This child of relative privilege, coming of age in the worst phases of bigotry and chauvinism in that part of the world, soon developed a sensibility which rejected such ideation out of hand. He felt called to witness the insanity of color prejudice, the delusion of White supremacy. He graduated from the leafy quadrangles of Emory University as the 1920's dawned, restive for more experience of life and a sense of how a human being could contribute to human advancement.
His life and work gravitated toward organizing and otherwise providing assistance for wage-earners. By the end of the decade, he was studying at Union Theological Seminary(UTS), where he met Myles and found enough sympatico in his company that the two continued to correspond, even when Horton left to pursue studies in sociology in Chicago.

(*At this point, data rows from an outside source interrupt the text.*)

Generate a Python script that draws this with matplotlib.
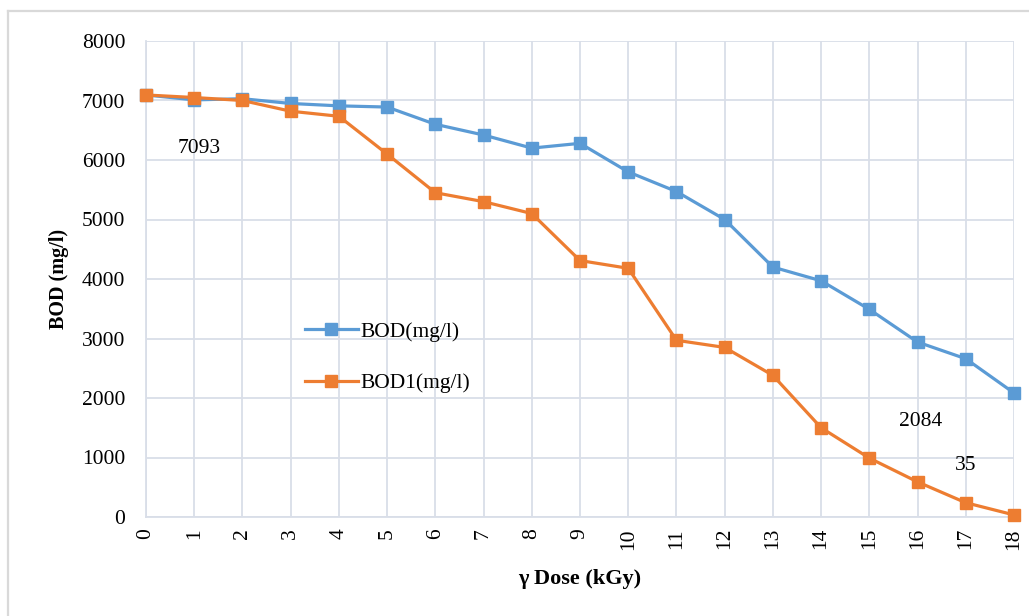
import matplotlib
matplotlib.use("Agg")
import matplotlib.pyplot as plt
from matplotlib.lines import Line2D

dose = list(range(0, 19))
bod = [7093, 7010, 7030, 6950, 6910, 6890, 6600, 6420, 6200, 6280,
       5800, 5470, 5000, 4200, 3970, 3490, 2940, 2660, 2084]
bod1 = [7093, 7050, 7000, 6820, 6735, 6100, 5450, 5300, 5100, 4310,
        4180, 2970, 2850, 2380, 1500, 990, 590, 240, 35]
yticks = [0, 1000, 2000, 3000, 4000, 5000, 6000, 7000, 8000]

plt.rcParams['font.family'] = ['Liberation Serif', 'DejaVu Serif']

W, H = 1029, 616
fig = plt.figure(figsize=(W/100, H/100), dpi=100)
ax = fig.add_axes([146/W, 1-517/H, (1014-146)/W, (517-41)/H])

# outer chart border (only top and left visible)
border = '#D9D9D9'
fig.lines.append(Line2D([8/W, 1.0], [1-11/H, 1-11/H], transform=fig.transFigure, color=border, lw=1.6))
fig.lines.append(Line2D([8/W, 8/W], [0.0, 1-11/H], transform=fig.transFigure, color=border, lw=1.6))

blue = '#5B9BD5'
orange = '#ED7D31'
ax.plot(dose, bod, color=blue, lw=2.3, marker='s', ms=8, label='BOD(mg/l)', zorder=3, clip_on=False)
ax.plot(dose, bod1, color=orange, lw=2.3, marker='s', ms=8, label='BOD1(mg/l)', zorder=3, clip_on=False)

fs = 15.5
ax.set_xlim(0, 18)
ax.set_ylim(0, 8000)
ax.set_xticks(dose)
ax.set_xticklabels([str(d) for d in dose], rotation=90, fontsize=fs)
ax.set_yticks(yticks)
ax.set_yticklabels([str(v) for v in yticks], fontsize=fs)
ax.tick_params(axis='y', length=0, pad=15)
ax.tick_params(axis='x', length=0, pad=8)
ax.grid(True, color='#D9DEE8', lw=1.3)
ax.set_axisbelow(True)
for s in ['top', 'right']:
    ax.spines[s].set_visible(False)
for s in ['left', 'bottom']:
    ax.spines[s].set_color('#D9DEE8')
    ax.spines[s].set_linewidth(1.3)

ax.set_xlabel('γ Dose (kGy)', fontsize=16, fontweight='bold', labelpad=14)
ax.set_ylabel('BOD (mg/l)', fontsize=14.5, fontweight='bold', labelpad=9)

ax.text(1.1, 6200, str(bod[0]), fontsize=fs, ha='center', va='center')
ax.text(16.06, 1610, str(bod[-1]), fontsize=fs, ha='center', va='center')
ax.text(17.0, 860, str(bod1[-1]), fontsize=fs, ha='center', va='center')

ax.legend(loc='center left', bbox_to_anchor=(0.183, 0.335), frameon=False, fontsize=fs,
          labelspacing=1.45, handlelength=2.45, handletextpad=0.15, borderpad=0, borderaxespad=0)

fig.savefig('out.png', dpi=100)
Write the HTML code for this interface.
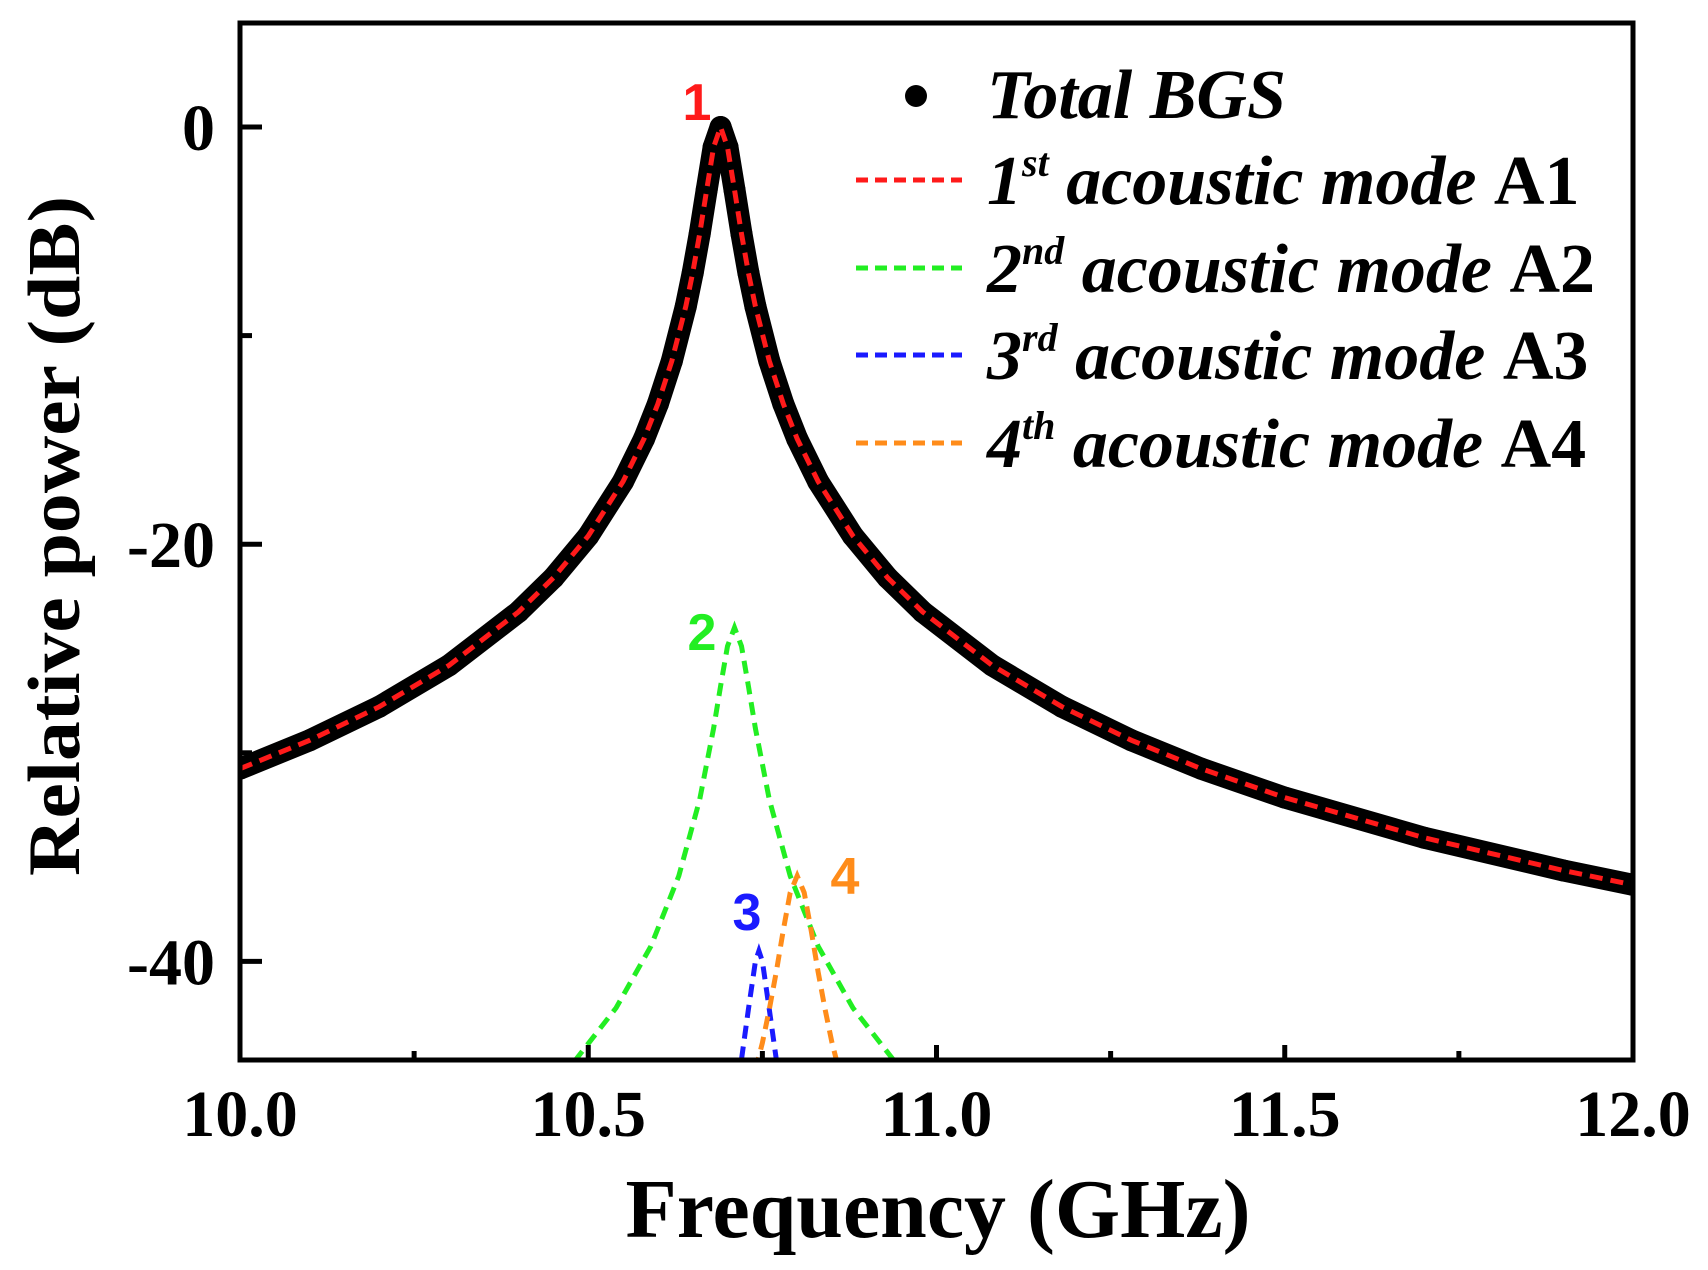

He spent more time in Atlanta, while finishing the UTS program magna **** laude, where he assisted both financially and energetically in the work of another radical Methodist in setting up a progressive press on the fringes of the Emory campus. He also ventured South for the organizing campaigns for mill workers in North Carolina, where, according to his annalist, he faced arrest on the suspicious that that he had conspired to murder the Sheriff of Gastonia County.
Despite his academic bona fides, the promise of a safe sinecure in Atlanta which his loving sweetheart approved, and a background of modest means, Dombrowski remained unsettled in his mind. "(T)he experience...of Gastonia had honed (his) conscience too sharply," perhaps, for him to consider anything except a life of service to working people.
Thus, when Myles Horton wrote about the potential for Dombrowski's joining him and Don West at the new 'folk school' that they were establishing, he became obsessed with becoming a part of that process. Despite the misgivings of his wealthy fiance, who foresaw dangers of many sorts in a Southland communitarian experiment, he successfully raised his ante to this game by appealing to Norman Thomas for introductions to such well-heeled 'angels' of 'liberal causes' as Ethel Clyde, the widow of the scion of the Clyde Steamship Lines, upon whose generosity he relied in financing his first year in Tennessee.
There, of course, he joined West and Myles Horton, who had befriended Don West on the basis of their mutual interest in folk schools that served community empowerment and overall enlightenment. Even more so than West, Horton's early life was one of limited economic prospects.
Myles' parents, both school teachers and reverent Christians, did however believe in the uplifting potential of education, definitely a shaping influence on one of the world's premier community educators. A United Auto Workers eulogy to Horton stated the matter in these words.
" Myles Horton was raised in a home that knew the struggles of poor working people. The grandson of an illiterate mountain man, his parents were both schoolteachers and devoted to God and community. His Mother's motto of 'God is love and therefore you love your neighbors' was deeply instilled in young Myles."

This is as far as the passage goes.